Soon afterwards, the affluent Khatib family decided to send him outside the State and fund his desire to learn how to fly. Khatib, however, completed merely 17 of the 300 flying hours required for a commercial pilot's licence before returning home to Srinagar.
Soon afterwards, Khatib left for the South East School of Aeronautics, Georgia, where he obtained a licence and some 700 hours of flying experience. It is during this time that the young Srinagar resident is believed to have come in contact with the Islamic far-Right.
Little is known about the US operations of al-Ansar, but several bin Laden-linked organisations have used the same name, which literally means "the helpers". For example, both the Isbat-ul-Ansar in Lebanon and the Harkat-ul-Ansar (now Harkat-ul-Mujahideen) in Pakistan have been funded and trained by bin Laden.
After obtaining his pilot's licence, Khatib returned briefly to India in 1995, ostensibly to search for a job. He soon left for the US, this time to complete a jet pilot's course from an institute in Atlanta. In the event, he continued to work in that city as a commercial pilot and instructor. In the meanwhile, Khatib's links with al-Ansar deepened.

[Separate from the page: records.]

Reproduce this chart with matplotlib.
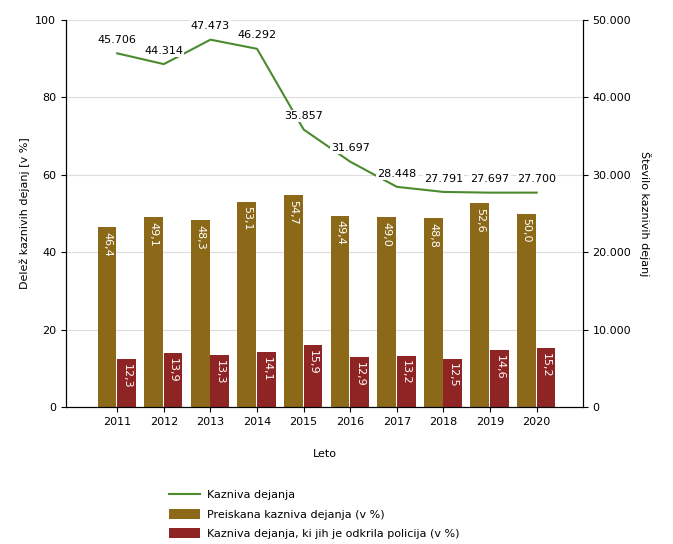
import matplotlib
matplotlib.use("Agg")
import matplotlib.pyplot as plt
import numpy as np
from matplotlib.ticker import FuncFormatter

years = ["2011", "2012", "2013", "2014", "2015", "2016", "2017", "2018", "2019", "2020"]
kazniva = [45706, 44314, 47473, 46292, 35857, 31697, 28448, 27791, 27697, 27700]
preiskana = [46.4, 49.1, 48.3, 53.1, 54.7, 49.4, 49.0, 48.8, 52.6, 50.0]
policija = [12.3, 13.9, 13.3, 14.1, 15.9, 12.9, 13.2, 12.5, 14.6, 15.2]

gold = "#8c6918"
red = "#8e2424"
green = "#4b8a2e"

fig = plt.figure(figsize=(6.73, 5.44), dpi=100)
ax = fig.add_axes([0.098, 0.252, 0.768, 0.711])
x = np.arange(len(years))
w = 0.4
b1 = ax.bar(x - w / 2 - 0.02, preiskana, w, color=gold, zorder=2, label="Preiskana kazniva dejanja (v %)")
b2 = ax.bar(x + w / 2, policija, w, color=red, zorder=2, label="Kazniva dejanja, ki jih je odkrila policija (v %)")
for xi, v in zip(x, preiskana):
    ax.text(xi - w / 2 - 0.02, v - 1.2, f"{v:.1f}".replace(".", ","), rotation=270, ha="center", va="top",
            color="white", fontsize=8, zorder=3)
for xi, v in zip(x, policija):
    ax.text(xi + w / 2, v - 1.2, f"{v:.1f}".replace(".", ","), rotation=270, ha="center", va="top",
            color="white", fontsize=8, zorder=3)
ax.set_ylim(0, 100)
ax.set_yticks([0, 20, 40, 60, 80, 100])
ax.set_xlim(-1.1, 9.99)
ax.set_xticks(x)
ax.set_xticklabels(years, fontsize=8)
ax.tick_params(axis="y", labelsize=8)
ax.yaxis.grid(True, color="#dddddd", linewidth=0.8, zorder=0)
ax.set_axisbelow(True)
ax.spines["top"].set_visible(False)
ax.set_ylabel("Delež kaznivih dejanj [v %]", fontsize=8)
ax.set_xlabel("Leto", fontsize=8, labelpad=16)

ax2 = ax.twinx()
line, = ax2.plot(x, kazniva, color=green, linewidth=1.5, zorder=4, label="Kazniva dejanja")
ax2.set_ylim(0, 50000)
ax2.set_yticks([0, 10000, 20000, 30000, 40000, 50000])
ax2.yaxis.set_major_formatter(FuncFormatter(lambda v, p: "0" if v == 0 else f"{int(v):,}".replace(",", ".")))
ax2.tick_params(axis="y", labelsize=8)
ax2.spines["top"].set_visible(False)
ax2.set_ylabel("Število kaznivih dejanj", fontsize=8, rotation=270, labelpad=14)
for xi, v in zip(x, kazniva):
    ax2.annotate(f"{v:,}".replace(",", "."), (xi, v), xytext=(0, 6), textcoords="offset points",
                 ha="center", va="bottom", fontsize=8,
                 bbox=dict(boxstyle="square,pad=0.1", fc="white", ec="none"), zorder=5)

fig.legend(handles=[line, b1, b2], loc="upper left", bbox_to_anchor=(0.245, 0.108),
           frameon=False, fontsize=8, handlelength=2.8, handleheight=1.0, labelspacing=0.75,
           handletextpad=0.6, borderaxespad=0)
fig.savefig("out.png", dpi=100)
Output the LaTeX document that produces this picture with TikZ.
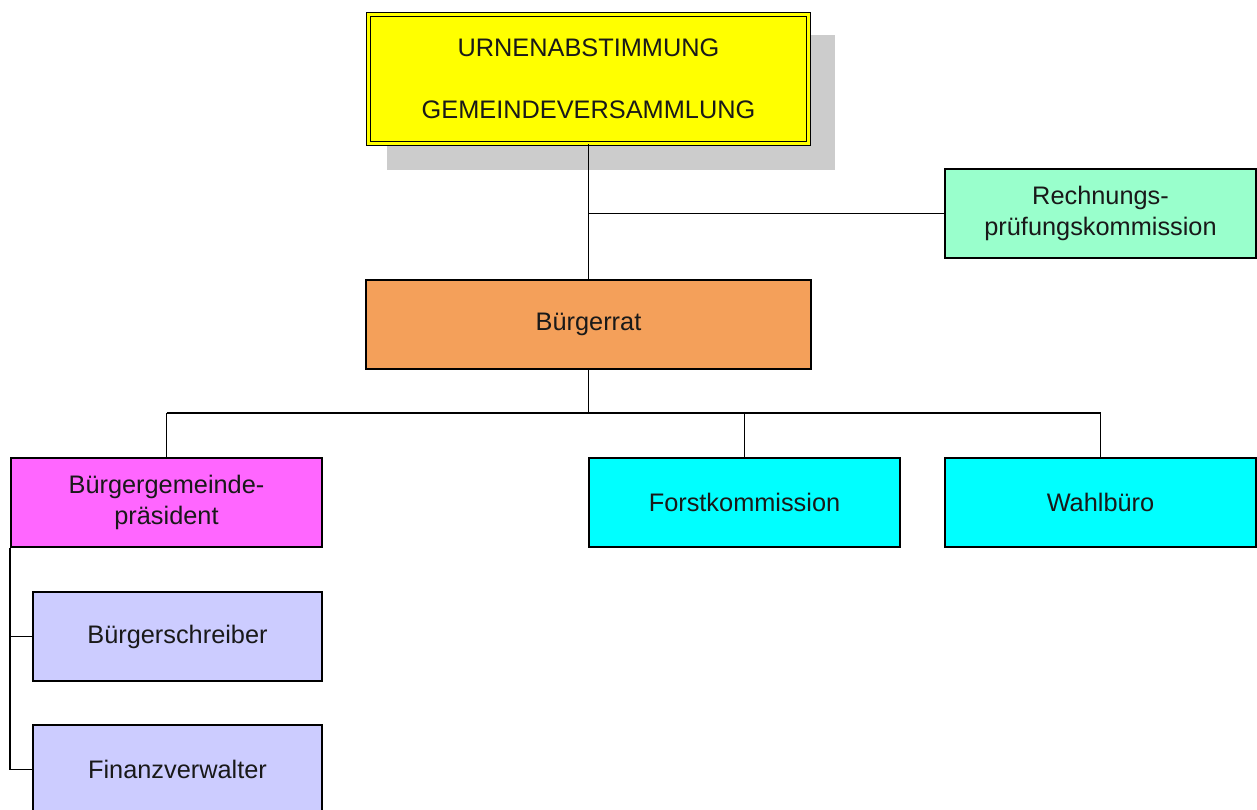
\documentclass[tikz,border=0pt]{standalone}
\usepackage{fontspec}
\setmainfont{Liberation Sans}
\usetikzlibrary{backgrounds}
\definecolor{cyellow}{RGB}{255,255,0}
\definecolor{cgreen}{RGB}{153,255,204}
\definecolor{corange}{RGB}{244,160,90}
\definecolor{cmagenta}{RGB}{255,102,255}
\definecolor{ccyan}{RGB}{0,255,255}
\definecolor{clav}{RGB}{204,204,255}
\definecolor{cshadow}{RGB}{204,204,204}
\tikzset{
  box/.style={draw=black, line width=1pt, rectangle, inner sep=0pt, align=center,
    font=\fontsize{19}{23.25}\selectfont, text=black!90},
  wide/.style={minimum width=333.75pt, minimum height=66.75pt},
  mid/.style={minimum width=233.25pt, minimum height=66.75pt},
  small/.style={minimum width=216.75pt, minimum height=66.75pt},
  conn/.style={draw=black, line width=1.4pt},
}
\begin{document}
\begin{tikzpicture}[x=0.75pt,y=-0.75pt]
\useasboundingbox (0,0) rectangle (1257,810);
% nodes
\node[box, minimum width=330pt, minimum height=96.7pt, fill=cyellow, double=cyellow, draw=black, double distance=2.2pt, line width=0.8pt] (top) at (588.5,79) {URNENABSTIMMUNG\\[23.25pt]GEMEINDEVERSAMMLUNG};
\node[box, mid, fill=cgreen] (rech) at (1100.5,213.5) {Rechnungs-\\prüfungskommission};
\node[box, wide, fill=corange] (rat) at (588.5,324.5) {Bürgerrat};
\node[box, mid, fill=cmagenta] (bgp) at (166.5,502.5) {Bürgergemeinde-\\präsident};
\node[box, mid, fill=ccyan] (forst) at (744.5,502.5) {Forstkommission};
\node[box, mid, fill=ccyan] (wahl) at (1100.5,502.5) {Wahlbüro};
\node[box, small, fill=clav] (schr) at (177.5,636.5) {Bürgerschreiber};
\node[box, small, fill=clav] (fin) at (177.5,769.5) {Finanzverwalter};
% shadow
\begin{pgfonlayer}{background}
\fill[cshadow] ([shift={(19.5,25.5)}]top.south west) rectangle ([shift={(25.5,20.5)}]top.north east);
\end{pgfonlayer}
% connectors
\coordinate (j1) at (top.south |- rech.west);
\coordinate (j2) at (588.5,413);
\coordinate (l) at (bgp.north |- j2);
\coordinate (r) at (wahl.north |- j2);
\coordinate (fj) at (forst.north |- j2);
\coordinate (b1) at (bgp.south west |- schr.west);
\coordinate (b2) at (bgp.south west |- fin.west);
\draw[conn] (top.south) -- (rat.north);
\draw[conn] (j1) -- (rech.west);
\draw[conn] (rat.south) -- (j2);
\draw[conn] (l) -- (r);
\draw[conn] (l) -- (bgp.north);
\draw[conn] (fj) -- (forst.north);
\draw[conn] (r) -- (wahl.north);
\draw[conn] (bgp.south west) -- (b2) -- (fin.west);
\draw[conn] (b1) -- (schr.west);
\end{tikzpicture}
\end{document}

Before his final visit to Jammu & Kashmir, the pilot is known to have trained and served with terrorist units in Bosnia, Chechnya and Afghanistan. No one knows for certain just why he was despatched to Jammu & Kashmir in 1999, for the Khatib family claims to have lost contact with their son several months before his death. A caller from London, family sources say, told them of Nadeem Khatib's death in Udhampur.
Over the next year, new evidence emerged on possible links between Nadeem Khatib's activities in the US and terrorism in India. On September 23, 2000, the Srinagar police arrested the pilot's elder brother, millionaire businessman Wasim Khatib, on charges of helping to build an overground network for the ultra-Right al-Badr terrorist organisation.
Investigators found that Wasim Khatib was handling hawala remittances from West Asia and Pakistan for al-Badr leader Arifeen Khan, who uses the code-name Lukmaan. Interestingly, Khatib was a prominent member of the Srinagar Golf Club, and his membership had been sponsored by an influential local resident. Sources say Arifeen Khan escaped arrest at the Khatib residence because police officials, apprehensive of the family's association with the influential person, failed to carry out a search.
Incredibly, sources told Business Line, United States intelligence officials showed no interest in the Khatib story, although it was widely reported in India at the time. India and the US have regular exchanges of intelligence information. The Intelligence Bureau regularly passes on material of possible operational significance to the Research and Analysis Wing, which in turn handles international interaction.
While Indian officials had no further interest in Khatib after his elimination, no one seems to have any clear explanation of why US organisations showed no interest in exploring his background and connections.
"The fact is," says one senior Indian intelligence official, "that the Americans just weren't bothered as long as the terrorists didn't kill Americans."